Yellen took the April meeting off the table for the first rate increase, but insisted that a June liftoff was a very real possibility, and that no June liftoff was also a very real possibility. After liftoff the pace of rate increases will be gradual in the sense that even after achieving the dual mandate of maximum employment and 2% inflation, the federal funds rate may remain below its longer-term normal level for some time. But it would not be gradual in a mechanical sense of a fixed increment per meeting as some analysts have interpreted.

Both liftoff and the pace of subsequent increases will be data dependent, and no decision on either has been made yet. As to what data and what numerical targets would drive Fed policy, Yellen was expansive and non-specific. Acknowledging recent progress, she noted further improvement in the labor market would include further declines in the unemployment rate, as well as the numbers of discouraged and part-time workers, but pointed to a below trend labor force participation rate and the absence of significant wage pressure as indicators of continuing cyclical weakness.

Questions on specific confidence-inspiring inflation signals were answered with the expectation that downward pressure from declining energy prices, restraint from import prices and an appreciating dollar would be transitory. Survey based measures of inflation remain stable and market based measures moving up from their current low levels would bolster confidence. Answered and not answered.

Yellen’s response to a question about standard formulas or mechanical rules for monetary policy illustrated that her responses were not intended to be evasive, but rather to emphasize the complexity and uncertainty inherent in the economy, and that simple rules, while useful for thinking about how the theoretical economy functions in the long run, are impractical for conducting monetary policy in the real economy in real time.
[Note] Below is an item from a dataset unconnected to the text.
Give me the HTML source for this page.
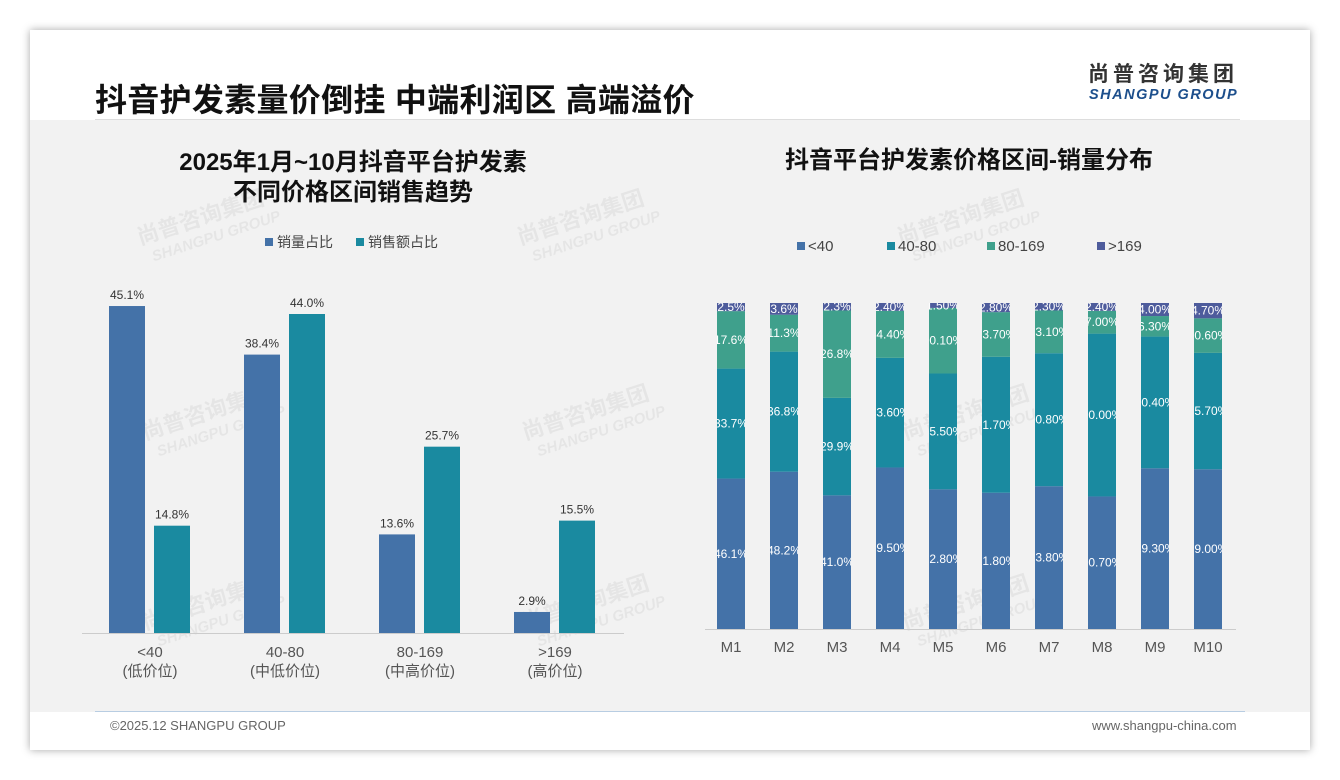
<!DOCTYPE html>
<html><head><meta charset="utf-8"><style>
body{margin:0;width:1340px;height:780px;background:#fff;font-family:"Liberation Sans","Noto Sans CJK SC",sans-serif;position:relative;overflow:hidden}
.card{position:absolute;left:30px;top:30px;width:1280px;height:720px;background:#fff;box-shadow:0 0 8px rgba(0,0,0,.35)}
.content{position:absolute;left:30px;top:120px;width:1280px;height:592px;background:#f2f2f2}
.abs{position:absolute}
</style></head><body>
<div class="card"></div>
<div class="content"></div>
<div class="abs" style="left:95px;top:119px;width:1145px;height:1px;background:#ddd"></div>
<div class="abs" style="left:95px;top:75px;font-size:32px;font-weight:bold;color:#111;letter-spacing:0.3px">抖音护发素量价倒挂 中端利润区 高端溢价</div>
<div class="abs" style="left:1088px;top:64px;font-size:21px;line-height:22px;font-weight:bold;color:#333;letter-spacing:4px;white-space:nowrap">尚普咨询集团</div>
<div class="abs" style="left:1089px;top:87px;font-size:14.5px;line-height:16px;font-weight:bold;font-style:italic;color:#1d4f8c;letter-spacing:1.5px;white-space:nowrap">SHANGPU GROUP</div>
<div class="abs" style="left:95px;top:711px;width:1150px;height:1px;background:#b8cde2"></div>
<div class="abs" style="left:110px;top:718px;font-size:13px;color:#666">©2025.12 SHANGPU GROUP</div>
<div class="abs" style="left:1092px;top:718px;font-size:13px;color:#666">www.shangpu-china.com</div>

<svg class="abs" style="left:0;top:0" width="1340" height="780" id="chart"></svg>
<script>
const cats=["<40","40-80","80-169",">169"];
const subs=["(低价位)","(中低价位)","(中高价位)","(高价位)"];
const volShare=[45.1,38.4,13.6,2.9];
const salesShare=[14.8,44.0,25.7,15.5];
const months=["M1","M2","M3","M4","M5","M6","M7","M8","M9","M10"];
const s1=[46.1,48.2,41.0,49.5,42.8,41.8,43.8,40.7,49.3,49.0];
const s2=[33.7,36.8,29.9,33.6,35.5,41.7,40.8,50.0,40.4,35.7];
const s3=[17.6,11.3,26.8,14.4,20.1,13.7,13.1,7.0,6.3,10.6];
const s4=[2.5,3.6,2.3,2.4,1.5,2.8,2.3,2.4,4.0,4.7];
const lbl1=["46.1%","48.2%","41.0%","49.50%","42.80%","41.80%","43.80%","40.70%","49.30%","49.00%"];
const lbl2=["33.7%","36.8%","29.9%","33.60%","35.50%","41.70%","40.80%","50.00%","40.40%","35.70%"];
const lbl3=["17.6%","11.3%","26.8%","14.40%","20.10%","13.70%","13.10%","7.00%","6.30%","10.60%"];
const lbl4=["2.5%","3.6%","2.3%","2.40%","1.50%","2.80%","2.30%","2.40%","4.00%","4.70%"];
const stackLegend=["<40","40-80","80-169",">169"];
const svg=document.getElementById('chart');
const NS='http://www.w3.org/2000/svg';
function mk(t,a,txt){const e=document.createElementNS(NS,t);for(const k in a)e.setAttribute(k,a[k]);if(txt!==undefined)e.textContent=txt;svg.appendChild(e);return e;}
const C1='#4472a8',C2='#1a8aa0',C3='#3fa08c',C4='#4e5c9c';
[[140,245],[520,245],[900,245],[145,440],[525,440],[905,440],[145,630],[525,630],[905,630]].forEach(p=>{
 const w=mk('text',{x:p[0],y:p[1],'font-size':22,'font-weight':'bold',fill:'#000','fill-opacity':0.05,transform:`rotate(-18 ${p[0]} ${p[1]})`},'尚普咨询集团');
 
 const w2=mk('text',{x:p[0]+8,y:p[1]+20,'font-size':15,'font-weight':'bold','font-style':'italic',fill:'#000','fill-opacity':0.05,transform:`rotate(-18 ${p[0]} ${p[1]})`},'SHANGPU GROUP');
 
});
let t=mk('text',{x:353,y:170,'font-size':24,'font-weight':'bold','text-anchor':'middle',fill:'#111'},'2025年1月~10月抖音平台护发素');

t=mk('text',{x:353,y:200,'font-size':24,'font-weight':'bold','text-anchor':'middle',fill:'#111'},'不同价格区间销售趋势');

let r=mk('rect',{x:265,y:238,width:8,height:8,fill:C1});
t=mk('text',{x:277,y:247,'font-size':14,fill:'#444'},'销量占比');
r=mk('rect',{x:356,y:238,width:8,height:8,fill:C2});
t=mk('text',{x:368,y:247,'font-size':14,fill:'#444'},'销售额占比');
const base=633, k=7.25;
const ly=v=>base-v*k;
const gx=i=>150+i*135;
let l=mk('line',{x1:82,x2:624,y1:base+0.5,y2:base+0.5,stroke:'#ccc'});
cats.forEach((c,i)=>{
 const cx=gx(i);
 let b=mk('rect',{x:cx-41,y:ly(volShare[i]),width:36,height:base-ly(volShare[i]),fill:C1});
 
 let v=mk('text',{x:cx-23,y:ly(volShare[i])-7,'font-size':12,'text-anchor':'middle',fill:'#333'},volShare[i].toFixed(1)+'%');
 
 b=mk('rect',{x:cx+4,y:ly(salesShare[i]),width:36,height:base-ly(salesShare[i]),fill:C2});
 
 v=mk('text',{x:cx+22,y:ly(salesShare[i])-7,'font-size':12,'text-anchor':'middle',fill:'#333'},salesShare[i].toFixed(1)+'%');
 
 v=mk('text',{x:cx,y:657,'font-size':15,'text-anchor':'middle',fill:'#555'},c);
 
 v=mk('text',{x:cx,y:676,'font-size':15,'text-anchor':'middle',fill:'#555'},subs[i]);
 
});
t=mk('text',{x:969,y:168,'font-size':24,'font-weight':'bold','text-anchor':'middle',fill:'#111'},'抖音平台护发素价格区间-销量分布');

const lcols=[C1,C2,C3,C4], lxs=[797,887,987,1097];
stackLegend.forEach((s,i)=>{
 let q=mk('rect',{x:lxs[i],y:242,width:8,height:8,fill:lcols[i]});
 q=mk('text',{x:lxs[i]+11,y:251,'font-size':15,fill:'#444'},s);
});
const rb=629, rt=303, H=rb-rt;
const mx=i=>731+i*53;
const defs=mk('defs',{});
l=mk('line',{x1:705,x2:1236,y1:rb+0.5,y2:rb+0.5,stroke:'#ccc'});
months.forEach((m,i)=>{
 const tot=s1[i]+s2[i]+s3[i]+s4[i];
 const vals=[s1[i],s2[i],s3[i],s4[i]], labs=[lbl1[i],lbl2[i],lbl3[i],lbl4[i]];
 const cp=document.createElementNS(NS,'clipPath');cp.setAttribute('id','cp'+i);
 const cr=document.createElementNS(NS,'rect');cr.setAttribute('x',mx(i)-14);cr.setAttribute('y',rt);cr.setAttribute('width',28);cr.setAttribute('height',H);
 cp.appendChild(cr);defs.appendChild(cp);
 let y=rb;
 vals.forEach((v,j)=>{
  const h=v/tot*H;
  const b=mk('rect',{x:mx(i)-14,y:y-h,width:28,height:h,fill:lcols[j]});
  
  const tx=mk('text',{x:mx(i),y:y-h/2+4,'font-size':12,'text-anchor':'middle',fill:'#fff','clip-path':'url(#cp'+i+')'},labs[j]);
  
  y-=h;
 });
 const tl=mk('text',{x:mx(i),y:652,'font-size':15,'text-anchor':'middle',fill:'#555'},m);
 
});
</script>
</body></html>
To the point of policy being forward looking and data driven, economic projections prepared by committee members for the March meeting lowered expectations of GDP growth, the unemployment rate and more substantially inflation since the December meeting. In the March projections the unemployment rate in 2016 and 2017 is projected to fall below its longer-term equilibrium level in an environment of low inflation, implying continuing absence of wage pressures and “hidden” slack in the labor market (i.e., discouraged and part-time workers).

The downgrade in the outlook coupled with a general downward revision among meeting participants in expectations as to the level of the federal funds rate at year-end in 2015, 2016 and 2017 suggests that liftoff may be pushed past June into the second half of 2015, whether FOMC members have decided or not.